The Federal Insurance Office's report to Congress on Thursday on ways to revamp U.S. insurance regulation was required by the Dodd-Frank Act of 2010 after taxpayers bailed out massive insurer American International Group during the financial crisis.
"In the short term, the U.S. system of insurance regulation can be modernized and improved by a combination of steps by the states and certain actions by the federal government," the report said.
Unlike banks, which can have several federal regulators, U.S. insurance companies are mostly overseen at the state level. The Treasury's insurance office, which was created by the Dodd-Frank law, is a research group, not a regulator.
AIG's 2008 bailout brought intense criticism on the decentralized system of insurance regulation, including calls to establish a federal agency to oversee the industry.
State insurers have countered that AIG did have a federal regulator, the now-defunct Office of Thrift Supervision, which also failed to spot the problems that nearly destroyed the firm.

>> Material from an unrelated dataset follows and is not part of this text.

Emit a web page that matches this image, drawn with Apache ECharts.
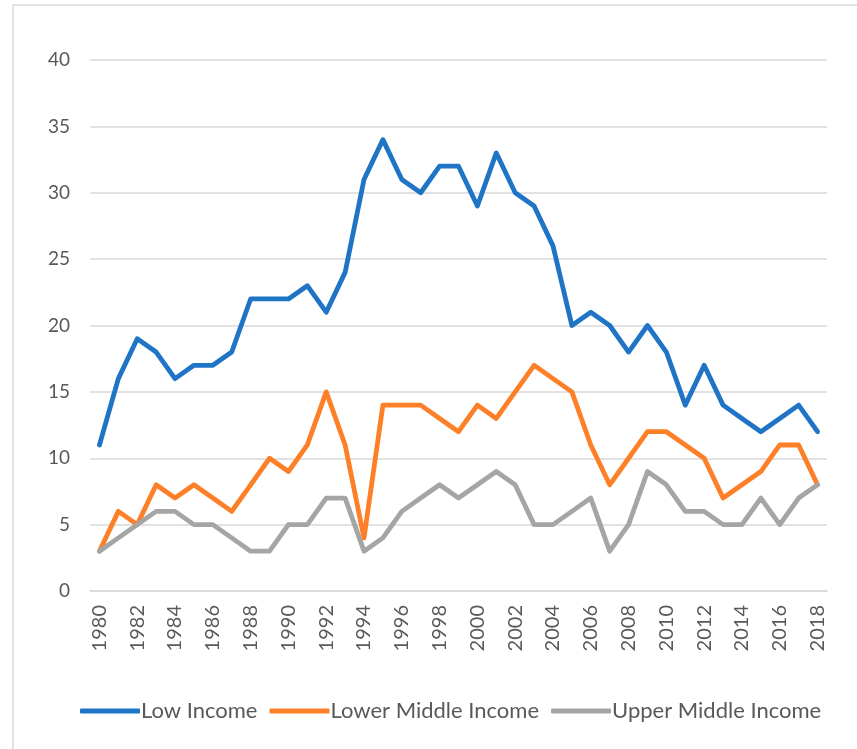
<!DOCTYPE html>
<html>
<head>
<meta charset="utf-8">
<title>Income groups 1980-2018</title>
<script src="https://cdn.jsdelivr.net/npm/echarts@6/dist/echarts.min.js"></script>
<style>
  body { margin: 0; background: #fff; }
  #main { width: 857px; height: 749px; }
</style>
</head>
<body>
<div id="main"></div>
<script>
var years = [];
for (var y = 1980; y <= 2018; y++) years.push(String(y));

var lowIncome = [11, 16, 19, 18, 16, 17, 17, 18, 22, 22, 22, 23, 21, 24, 31, 34, 31, 30, 32, 32,
                 29, 33, 30, 29, 26, 20, 21, 20, 18, 20, 18, 14, 17, 14, 13, 12, 13, 14, 12];
var lowerMiddle = [3, 6, 5, 8, 7, 8, 7, 6, 8, 10, 9, 11, 15, 11, 4, 14, 14, 14, 13, 12,
                   14, 13, 15, 17, 16, 15, 11, 8, 10, 12, 12, 11, 10, 7, 8, 9, 11, 11, 8];
var upperMiddle = [3, 4, 5, 6, 6, 5, 5, 4, 3, 3, 5, 5, 7, 7, 3, 4, 6, 7, 8, 7,
                   8, 9, 8, 5, 5, 6, 7, 3, 5, 9, 8, 6, 6, 5, 5, 7, 5, 7, 8];

var textColor = '#595959';
var gridColor = '#d9d9d9';
var font = 'Lato, "Open Sans", sans-serif';

function lineSeries(name, data, color) {
  return {
    name: name,
    type: 'line',
    data: data,
    symbol: 'none',
    lineStyle: { width: 4.8, color: color, cap: 'round', join: 'round' },
    itemStyle: { color: color }
  };
}

var chart = echarts.init(document.getElementById('main'));
chart.setOption({
  animation: false,
  graphic: [{
    type: 'rect',
    shape: { x: 13, y: 5, width: 900, height: 800 },
    style: { fill: null, stroke: gridColor, lineWidth: 1.5 },
    silent: true
  }],
  grid: { left: 90, right: 30, top: 60, bottom: 158 },
  legend: {
    bottom: 22,
    left: 75,
    itemWidth: 60,
    itemHeight: 5,
    itemGap: 12,
    icon: 'roundRect',
    textStyle: { color: textColor, fontSize: 22, fontFamily: font, padding: [0, 0, 0, -4] },
    data: ['Low Income', 'Lower Middle Income', 'Upper Middle Income']
  },
  xAxis: {
    type: 'category',
    data: years,
    boundaryGap: true,
    axisLine: { lineStyle: { color: gridColor, width: 1.5 } },
    axisTick: { show: false },
    axisLabel: {
      interval: 1,
      rotate: 90,
      color: textColor,
      fontSize: 20,
      fontFamily: font,
      margin: 14
    }
  },
  yAxis: {
    type: 'value',
    min: 0,
    max: 40,
    interval: 5,
    axisLine: { show: false },
    axisTick: { show: false },
    axisLabel: { color: textColor, fontSize: 19, fontFamily: font, margin: 20 },
    splitLine: { lineStyle: { color: gridColor, width: 1.5 } }
  },
  series: [
    lineSeries('Low Income', lowIncome, '#1f74c6'),
    lineSeries('Lower Middle Income', lowerMiddle, '#fd7f27'),
    lineSeries('Upper Middle Income', upperMiddle, '#a5a5a5')
  ]
});
</script>
</body>
</html>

Regulators have since handed considerable oversight of AIG and Prudential Financial, another large insurer, to the U.S. Federal Reserve. They are considering doing the same with MetLife.

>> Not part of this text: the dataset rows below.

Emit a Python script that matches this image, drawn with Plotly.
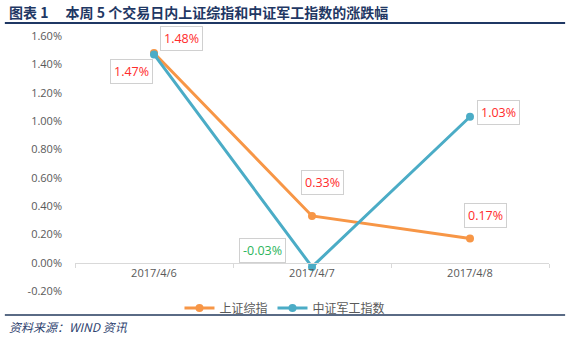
import plotly.graph_objects as go

categories = ["2017/4/6", "2017/4/7", "2017/4/8"]
sh_index = [1.48, 0.33, 0.17]        # 上证综指 (%)
jg_index = [1.47, -0.03, 1.03]       # 中证军工指数 (%)
series_names = ["上证综指", "中证军工指数"]
y_ticks = [-0.2, 0.0, 0.2, 0.4, 0.6, 0.8, 1.0, 1.2, 1.4, 1.6]

ORANGE = "#F79646"
TEAL = "#4BACC6"
TXT = "#595959"
NUM_FONT = "Open Sans"
CJK_FONT = "Noto Sans CJK SC"

fig = go.Figure()
fig.add_trace(go.Scatter(x=categories, y=sh_index, name=series_names[0], mode="lines+markers",
                         line=dict(color=ORANGE, width=3), marker=dict(size=8, color=ORANGE),
                         hoverinfo="skip"))
fig.add_trace(go.Scatter(x=categories, y=jg_index, name=series_names[1], mode="lines+markers",
                         line=dict(color=TEAL, width=3), marker=dict(size=8, color=TEAL),
                         hoverinfo="skip"))

# data labels (label offsets in px)
labels = [
    (categories[0], sh_index[0], 27, 15, "#FF2B2B"),
    (categories[0], jg_index[0], -23, -17, "#FF2B2B"),
    (categories[1], sh_index[1], 10, 33, "#FF2B2B"),
    (categories[1], jg_index[1], -50, 16, "#2DB55D"),
    (categories[2], jg_index[2], 28, 4, "#FF2B2B"),
    (categories[2], sh_index[2], 15, 23, "#FF2B2B"),
]
for x, y, dx, dy, col in labels:
    fig.add_annotation(x=x, y=y, xref="x", yref="y", text=f"{y:.2f}%", showarrow=False,
                       xshift=dx, yshift=dy, font=dict(family=NUM_FONT, size=12.5, color=col),
                       bgcolor="white", bordercolor="#D0D0D0", borderwidth=1, borderpad=3)

ymin, ymax = -0.2, 1.6
fig.update_layout(
    width=580, height=341,
    margin=dict(l=75, r=31, t=36, b=50),
    paper_bgcolor="white", plot_bgcolor="white",
    showlegend=True,
    legend=dict(orientation="h", x=0.443, xanchor="center", y=-0.067, yanchor="middle",
                font=dict(family=CJK_FONT, size=12, color=TXT), itemwidth=30,
                bgcolor="rgba(0,0,0,0)", tracegroupgap=0),
    xaxis=dict(type="category", range=[-0.5, 2.5], anchor="free",
               position=(0 - ymin) / (ymax - ymin),
               showline=True, linecolor="#D9D9D9", linewidth=1,
               tickson="boundaries", ticks="outside", ticklen=4, tickcolor="#D9D9D9",
               showgrid=False, zeroline=False,
               tickfont=dict(family=NUM_FONT, size=11, color=TXT)),
    yaxis=dict(range=[ymin, ymax], tickvals=y_ticks,
               ticktext=[f"{v:.2f}%" for v in y_ticks],
               showgrid=False, zeroline=False, showline=False,
               ticks="", ticklabelstandoff=12,
               tickfont=dict(family=NUM_FONT, size=11, color=TXT)),
)

# title, rules and footer (paper coords)
fig.add_annotation(xref="paper", yref="paper", x=-0.1435, y=1.094, xanchor="left", yanchor="middle",
                   text="<b>图表 1　 本周 5 个交易日内上证综指和中证军工指数的涨跌幅</b>",
                   showarrow=False, font=dict(family=CJK_FONT, size=14, color="#1F3864"))
fig.add_shape(type="line", xref="paper", yref="paper", x0=-0.148, x1=1.034, y0=1.051, y1=1.051,
              line=dict(color="#1F3864", width=2))
fig.add_shape(type="line", xref="paper", yref="paper", x0=-0.148, x1=1.034, y0=-0.094, y1=-0.094,
              line=dict(color="#5A6B85", width=2))
fig.add_annotation(xref="paper", yref="paper", x=-0.1435, y=-0.141, xanchor="left", yanchor="middle",
                   text="<i>资料来源：WIND 资讯</i>", showarrow=False,
                   font=dict(family=CJK_FONT, size=12, color="#2F4470"))

fig.write_html("out.html")
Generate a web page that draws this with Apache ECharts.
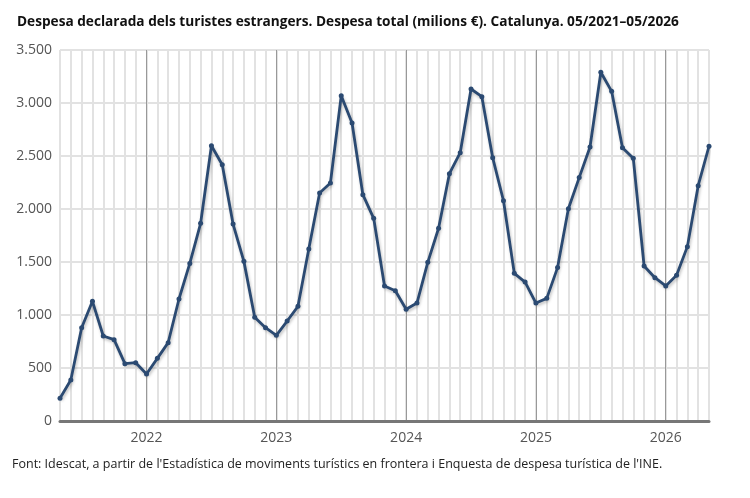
<!DOCTYPE html>
<html>
<head>
<meta charset="utf-8">
<script src="https://cdn.jsdelivr.net/npm/echarts@6/dist/echarts.min.js"></script>
<style>
  html, body { margin: 0; padding: 0; background: #fff; }
  #chart { width: 750px; height: 498px; }
</style>
</head>
<body>
<div id="chart"></div>
<script>
// mesos 05/2021 - 05/2026
var months = [];
for (var y = 2021; y <= 2026; y++) {
    for (var m = 1; m <= 12; m++) {
        if ((y == 2021 && m < 5) || (y == 2026 && m > 5)) continue;
        months.push((m < 10 ? '0' + m : m) + '/' + y);
    }
}

// despesa total (milions €)
var spending = [
    214, 387, 880, 1129, 802, 767, 541, 550,
    443, 591, 739, 1151, 1487, 1865, 2597, 2418, 1858, 1506, 978, 880,
    808, 943, 1082, 1623, 2151, 2245, 3069, 2811, 2135, 1912, 1274, 1229,
    1054, 1113, 1497, 1818, 2333, 2531, 3132, 3060, 2484, 2078, 1393, 1311,
    1113, 1157, 1447, 2003, 2296, 2585, 3290, 3110, 2578, 2478, 1462, 1352,
    1274, 1374, 1645, 2220, 2592
];

var yTicks = [0, 500, 1000, 1500, 2000, 2500, 3000, 3500];

function isJanuary(i) {
    return months[i].indexOf('01/') === 0;
}

function fmtThousands(v) {
    return String(v).replace(/\B(?=(\d{3})+(?!\d))/g, '.');
}

var myChart = echarts.init(document.getElementById('chart'));

var option = {
    animation: false,
    textStyle: { fontFamily: 'Open Sans' },
    title: {
        text: 'Despesa declarada dels turistes estrangers. Despesa total (milions €). Catalunya. 05/2021–05/2026',
        left: 12,
        top: 10,
        textStyle: { fontSize: 13.65, fontWeight: 'bold', color: '#111', fontFamily: 'Open Sans' }
    },
    graphic: [{
        type: 'text',
        left: 12,
        top: 458,
        style: {
            text: "Font: Idescat, a partir de l'Estadística de moviments turístics en frontera i Enquesta de despesa turística de l'INE.",
            fontSize: 12.5,
            fill: '#222',
            fontFamily: 'Open Sans'
        }
    }],
    grid: { left: 60, right: 41, top: 50, bottom: 77 },
    xAxis: [{
        type: 'category',
        data: months,
        boundaryGap: false,
        axisLine: { lineStyle: { color: '#777', width: 3 } },
        axisTick: { show: false },
        axisLabel: {
            interval: function (i) { return isJanuary(i); },
            formatter: function (v) { return v.split('/')[1]; },
            color: '#555',
            fontSize: 14,
            margin: 10
        },
        splitLine: {
            show: true,
            interval: 0,
            showMinLine: true,
            showMaxLine: true,
            lineStyle: { color: '#e2e2e2', width: 2 }
        }
    }, {
        type: 'category',
        data: months,
        boundaryGap: false,
        position: 'bottom',
        axisLine: { show: false },
        axisTick: { show: false },
        axisLabel: { show: false },
        splitLine: {
            show: true,
            interval: function (i) { return isJanuary(i); },
            lineStyle: { color: '#999', width: 1 }
        }
    }],
    yAxis: {
        type: 'value',
        min: yTicks[0],
        max: yTicks[yTicks.length - 1],
        interval: 500,
        axisLine: { show: false },
        axisTick: { show: false },
        axisLabel: {
            color: '#555',
            fontSize: 14,
            margin: 8,
            formatter: fmtThousands
        },
        splitLine: { lineStyle: { color: '#d8d8d8', width: 1.5 } }
    },
    series: [{
        name: 'Despesa total',
        type: 'line',
        data: spending,
        symbol: 'circle',
        symbolSize: 5,
        itemStyle: { color: '#2b4a72' },
        lineStyle: {
            color: '#2b4a72',
            width: 2.8,
            shadowColor: 'rgba(0,0,0,0.25)',
            shadowBlur: 3,
            shadowOffsetX: 1,
            shadowOffsetY: 2
        }
    }]
};

myChart.setOption(option, true);
</script>
</body>
</html>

The insurance office's report, which took years to compile and had been eagerly awaited by the industry, said federal regulators should not take over all oversight because so many insurance products are tailored to specific locations.
But the current hodgepodge system can be inefficient and overly complicated as insurers become more globally active, creating a role for federal officials, the report said.
For instance, the private mortgage insurance sector is so entwined with the rest of the housing finance system that it should be overseen at the federal level, the office said.
Mortgage insurance is often required for loans with low down payments to compensate lenders or investors if the borrower defaults on the loan.
The report said the federal government also could be more involved in efforts to monitor financial stability, work with other agencies to develop auto insurance policies that would apply across state lines for U.S. military personnel, and study the way personal information is used for insurance pricing.
States, it said, should develop better coordination for situations when one regulator plans to make decisions related to an insurer's solvency.
"State regulators... are constantly working to improve our national state-based system of insurance regulation," former Senator Ben Nelson, now chief executive of the National Association of Insurance Commissioners, said in a statement. The group is made up of state insurance regulators.
"While we appreciate FIO's suggestions for improvement, the states have the ultimate responsibility for implementing regulatory changes," he said.
The states should also come up with some new policies related to resolving failed insurers, monitor the impact of different rate-regulation practices and craft plans to reduce losses from natural disasters, the report said.